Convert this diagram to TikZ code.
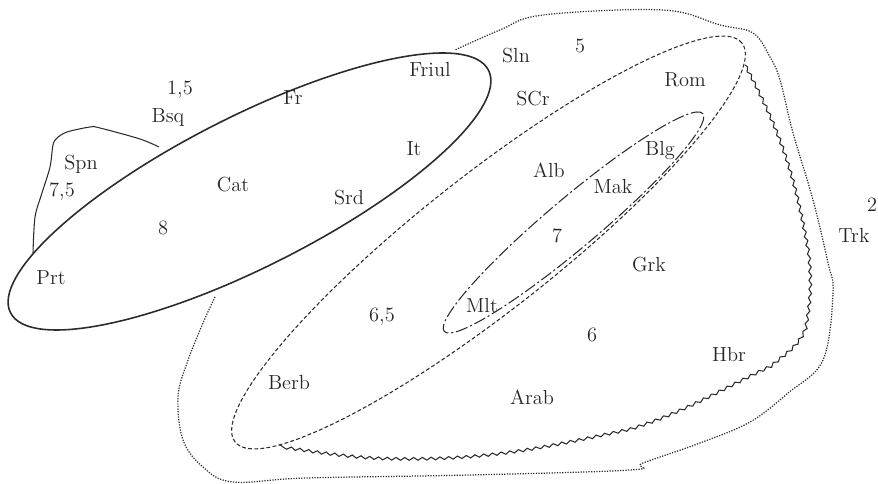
\documentclass[tikz,border=0pt]{standalone}
\usepackage{tikz}
\usetikzlibrary{decorations.pathmorphing}
\definecolor{inkgray}{HTML}{2B2B2B}
\definecolor{labelgray}{HTML}{262626}

\begin{document}
\begin{tikzpicture}[
  lbl/.style={anchor=base, inner sep=0pt, text=labelgray, font=\fontsize{11.6}{14}\selectfont},
  romancering/.style={draw=inkgray, line width=0.9pt},
  balkanring/.style={draw=inkgray, line width=0.6pt, dash pattern=on 2.2pt off 1.3pt},
  corering/.style={draw=inkgray, line width=0.6pt, dash pattern=on 7pt off 1.6pt on 1.2pt off 1.6pt},
  dotline/.style={draw=inkgray, line width=0.7pt, dash pattern=on 0.7pt off 0.8pt},
  wavyline/.style={draw=inkgray, line width=0.6pt, decorate, decoration={snake, amplitude=0.8pt, segment length=5pt}}
]
  \useasboundingbox (0,0) rectangle (17.56,9.68);

  % areas
  \draw[romancering, rotate around={26.9:(4.99,5.85)}] (4.99,5.85) ellipse [x radius=5.36, y radius=1.50];
  \draw[balkanring, rotate around={38.2:(9.77,4.83)}] (9.77,4.83) ellipse [x radius=6.45, y radius=1.35];
  \draw[corering, rotate around={40.1:(11.47,5.23)}] (11.47,5.23) ellipse [x radius=3.38, y radius=0.50];
  \draw[inkgray, line width=0.6pt] plot[smooth, tension=0.5] coordinates {(3.18,6.74) (2.80,6.90) (2.00,7.12) (1.80,7.14) (1.34,7.04) (1.14,6.92) (1.06,6.78) (1.00,6.34) (0.84,5.82) (0.70,5.34) (0.66,4.62)};
  \draw[wavyline] (14.90,8.38) to[out=-62,in=100] (16.16,4.62) to[out=-85,in=80] (16.10,3.18)
    to[out=-110,in=40] (15.40,2.40) to[out=-155,in=18] (12.60,1.14) to[out=-168,in=0] (8.10,0.54)
    to[out=180,in=-8] (5.58,0.78);
  \draw[dotline] plot[smooth, tension=0.6] coordinates {(4.30,3.74) (4.06,3.22) (3.74,2.42) (3.56,1.74) (3.66,0.88) (4.06,0.34) (4.66,0.04) (6.12,0.12) (9.40,0.18) (12.60,0.28) (12.86,0.42) (14.00,0.82) (15.00,1.24) (15.76,1.82) (16.46,2.48) (16.66,3.82) (16.56,4.42) (16.26,5.68) (15.86,7.02) (15.60,8.08) (15.40,8.54) (15.06,9.02) (14.40,9.18) (13.26,9.48) (10.86,9.38) (10.00,9.08) (9.10,8.68)};

  % languages
  \node[lbl] (n15) at (3.60,7.78) {1,5};
  \node[lbl] (bsq) at (3.36,7.22) {Bsq};
  \node[lbl] (fr) at (5.86,7.58) {Fr};
  \node[lbl] (friul) at (8.60,8.14) {Friul};
  \node[lbl] (spn) at (1.62,6.28) {Spn};
  \node[lbl] (n75) at (1.24,5.74) {7,5};
  \node[lbl] (cat) at (4.66,5.84) {Cat};
  \node[lbl] (it) at (8.28,6.56) {It};
  \node[lbl] (srd) at (6.98,5.58) {Srd};
  \node[lbl] (n8) at (3.26,4.98) {8};
  \node[lbl] (prt) at (1.02,3.98) {Prt};
  \node[lbl] (sln) at (10.32,8.42) {Sln};
  \node[lbl] (n5) at (11.60,8.62) {5};
  \node[lbl] (scr) at (10.66,7.56) {SCr};
  \node[lbl] (rom) at (13.70,7.94) {Rom};
  \node[lbl] (alb) at (10.98,6.12) {Alb};
  \node[lbl] (blg) at (13.20,6.56) {Blg};
  \node[lbl] (mak) at (12.26,5.80) {Mak};
  \node[lbl] (n7) at (11.14,4.82) {7};
  \node[lbl] (grk) at (12.98,4.24) {Grk};
  \node[lbl] (n2) at (17.44,5.44) {2};
  \node[lbl] (trk) at (17.08,4.82) {Trk};
  \node[lbl] (mlt) at (9.64,3.42) {Mlt};
  \node[lbl] (n65) at (7.64,3.24) {6,5};
  \node[lbl] (n6) at (11.84,2.84) {6};
  \node[lbl] (hbr) at (14.58,2.44) {Hbr};
  \node[lbl] (berb) at (5.78,1.88) {Berb};
  \node[lbl] (arab) at (10.64,1.58) {Arab};
\end{tikzpicture}
\end{document}
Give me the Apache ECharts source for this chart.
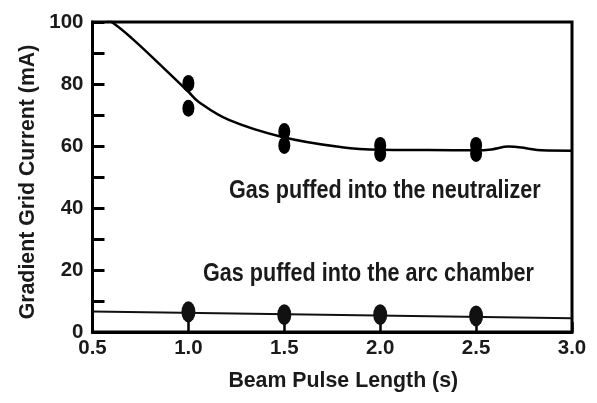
<!DOCTYPE html>
<html>
<head>
<meta charset="utf-8">
<script src="https://cdn.jsdelivr.net/npm/echarts@6/dist/echarts.min.js"></script>
<style>
html,body{margin:0;padding:0;background:#fff;}
#chart{width:597px;height:403px;}
</style>
</head>
<body>
<div id="chart"></div>
<script>
// ---- data ----
const xTicks = [0.5, 1.0, 1.5, 2.0, 2.5, 3.0];
const yTicks = [0, 20, 40, 60, 80, 100];
const neutCurveX = [0.5, 0.6, 0.704, 0.882, 1.0, 1.054, 1.211, 1.489, 1.8, 2.0, 2.25, 2.5, 2.58, 2.67, 2.76, 2.84, 3.0];
const neutCurveY = [103.5, 100, 94.8, 84.5, 77.5, 74.2, 68.4, 62.9, 59.6, 58.8, 58.7, 58.6, 58.9, 59.8, 59.3, 58.6, 58.5];
const neutPtsX = [1.0, 1.0, 1.5, 1.5, 2.0, 2.0, 2.5, 2.5];
const neutPtsY = [80.2, 72.2, 64.7, 60.2, 60.2, 57.6, 60.2, 57.6];
const arcLineX = [0.5, 3.0];
const arcLineY = [6.6, 4.4];
const arcPtsX = [1.0, 1.5, 2.0, 2.5];
const arcPtsY = [6.5, 5.6, 5.6, 5.2];
const labelNeut = 'Gas puffed into the neutralizer';
const labelArc = 'Gas puffed into the arc chamber';
const xTitle = 'Beam Pulse Length (s)';
const yTitle = 'Gradient Grid Current (mA)';

function hasFont(name) {
  const c = document.createElement('canvas').getContext('2d');
  c.font = 'bold 40px monospace';
  const a = c.measureText('Gas puffed 0123456789').width;
  c.font = 'bold 40px "' + name + '", monospace';
  const b = c.measureText('Gas puffed 0123456789').width;
  return Math.abs(a - b) > 0.5;
}
const narrow = hasFont('Liberation Sans Narrow');
const FAM = narrow ? '"Liberation Sans Narrow", "Liberation Sans", Arial, sans-serif'
                   : '"Liberation Sans", Arial, sans-serif';
const K = narrow ? 1 : 0.82;
const SX = narrow ? 1 : 0.83;
const TXT = '#1a1a1a';

const zip = (xs, ys) => xs.map((x, i) => [x, ys[i]]);

const chart = echarts.init(document.getElementById('chart'), null, {renderer: 'canvas'});
chart.setOption({
  animation: false,
  backgroundColor: '#fff',
  grid: {
    left: 92.5, right: 25, top: 22, bottom: 71,
    show: true, borderColor: '#000', borderWidth: 3, backgroundColor: 'transparent'
  },
  xAxis: {
    type: 'value', min: xTicks[0], max: xTicks[xTicks.length - 1], interval: 0.5,
    splitLine: {show: false},
    axisLine: {show: true, lineStyle: {color: '#000', width: 3}},
    axisTick: {show: true, inside: true, length: 10, lineStyle: {color: '#000', width: 2.5}},
    axisLabel: {
      margin: 6, color: TXT, fontFamily: FAM, fontWeight: 'bold', fontSize: 25 * K,
      formatter: v => v.toFixed(1)
    },
    name: xTitle, nameLocation: 'middle', nameGap: 39,
    nameTextStyle: {color: TXT, fontFamily: FAM, fontWeight: 'bold', fontSize: 26 * K, padding: [0, 0, 0, 22]}
  },
  yAxis: {
    type: 'value', min: yTicks[0], max: yTicks[yTicks.length - 1], interval: 10,
    splitLine: {show: false},
    axisLine: {show: true, lineStyle: {color: '#000', width: 3}},
    axisTick: {show: true, inside: true, length: 12, lineStyle: {color: '#000', width: 3}},
    axisLabel: {
      margin: 9, color: TXT, fontFamily: FAM, fontWeight: 'bold', fontSize: 25 * K,
      formatter: v => (yTicks.indexOf(v) >= 0 ? String(v) : '')
    },
    name: yTitle, nameLocation: 'middle', nameGap: 51, nameRotate: 90,
    nameTextStyle: {color: TXT, fontFamily: FAM, fontWeight: 'bold', fontSize: 26 * K, padding: [0, 10, 0, 0]}
  },
  series: [
    {
      type: 'line', data: zip(neutCurveX, neutCurveY), smooth: 0.4, showSymbol: false,
      lineStyle: {color: '#000', width: 2.5}, clip: true, z: 2
    },
    {
      type: 'line', data: zip(arcLineX, arcLineY), showSymbol: false,
      lineStyle: {color: '#111', width: 2}, z: 2
    },
    {
      type: 'scatter', data: zip(neutPtsX, neutPtsY), symbol: 'circle', symbolSize: [12, 17],
      itemStyle: {color: '#000', opacity: 1}, z: 3
    },
    {
      type: 'scatter', data: zip(arcPtsX, arcPtsY), symbol: 'circle', symbolSize: [14, 21],
      itemStyle: {color: '#111', opacity: 1}, z: 3
    }
  ],
  graphic: [
    {
      type: 'text', x: 229, y: 191, scaleX: SX,
      style: {text: labelNeut, fill: TXT, fontFamily: FAM, fontWeight: 'bold', fontSize: 26,
              align: 'left', verticalAlign: 'middle'}
    },
    {
      type: 'text', x: 203, y: 274, scaleX: SX,
      style: {text: labelArc, fill: TXT, fontFamily: FAM, fontWeight: 'bold', fontSize: 26,
              align: 'left', verticalAlign: 'middle'}
    }
  ]
});
</script>
</body>
</html>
════
• **Directions for this task**
Everything from the line with "Give me the" down to the line with "const zip = (xs, ys)" in the data above should be copied exactly, with both end lines kept and the pictures left out.

• **Right answer**
Give me the Apache ECharts source for this chart.
<!DOCTYPE html>
<html>
<head>
<meta charset="utf-8">
<script src="https://cdn.jsdelivr.net/npm/echarts@6/dist/echarts.min.js"></script>
<style>
html,body{margin:0;padding:0;background:#fff;}
#chart{width:597px;height:403px;}
</style>
</head>
<body>
<div id="chart"></div>
<script>
// ---- data ----
const xTicks = [0.5, 1.0, 1.5, 2.0, 2.5, 3.0];
const yTicks = [0, 20, 40, 60, 80, 100];
const neutCurveX = [0.5, 0.6, 0.704, 0.882, 1.0, 1.054, 1.211, 1.489, 1.8, 2.0, 2.25, 2.5, 2.58, 2.67, 2.76, 2.84, 3.0];
const neutCurveY = [103.5, 100, 94.8, 84.5, 77.5, 74.2, 68.4, 62.9, 59.6, 58.8, 58.7, 58.6, 58.9, 59.8, 59.3, 58.6, 58.5];
const neutPtsX = [1.0, 1.0, 1.5, 1.5, 2.0, 2.0, 2.5, 2.5];
const neutPtsY = [80.2, 72.2, 64.7, 60.2, 60.2, 57.6, 60.2, 57.6];
const arcLineX = [0.5, 3.0];
const arcLineY = [6.6, 4.4];
const arcPtsX = [1.0, 1.5, 2.0, 2.5];
const arcPtsY = [6.5, 5.6, 5.6, 5.2];
const labelNeut = 'Gas puffed into the neutralizer';
const labelArc = 'Gas puffed into the arc chamber';
const xTitle = 'Beam Pulse Length (s)';
const yTitle = 'Gradient Grid Current (mA)';

function hasFont(name) {
  const c = document.createElement('canvas').getContext('2d');
  c.font = 'bold 40px monospace';
  const a = c.measureText('Gas puffed 0123456789').width;
  c.font = 'bold 40px "' + name + '", monospace';
  const b = c.measureText('Gas puffed 0123456789').width;
  return Math.abs(a - b) > 0.5;
}
const narrow = hasFont('Liberation Sans Narrow');
const FAM = narrow ? '"Liberation Sans Narrow", "Liberation Sans", Arial, sans-serif'
                   : '"Liberation Sans", Arial, sans-serif';
const K = narrow ? 1 : 0.82;
const SX = narrow ? 1 : 0.83;
const TXT = '#1a1a1a';

const zip = (xs, ys) => xs.map((x, i) => [x, ys[i]]);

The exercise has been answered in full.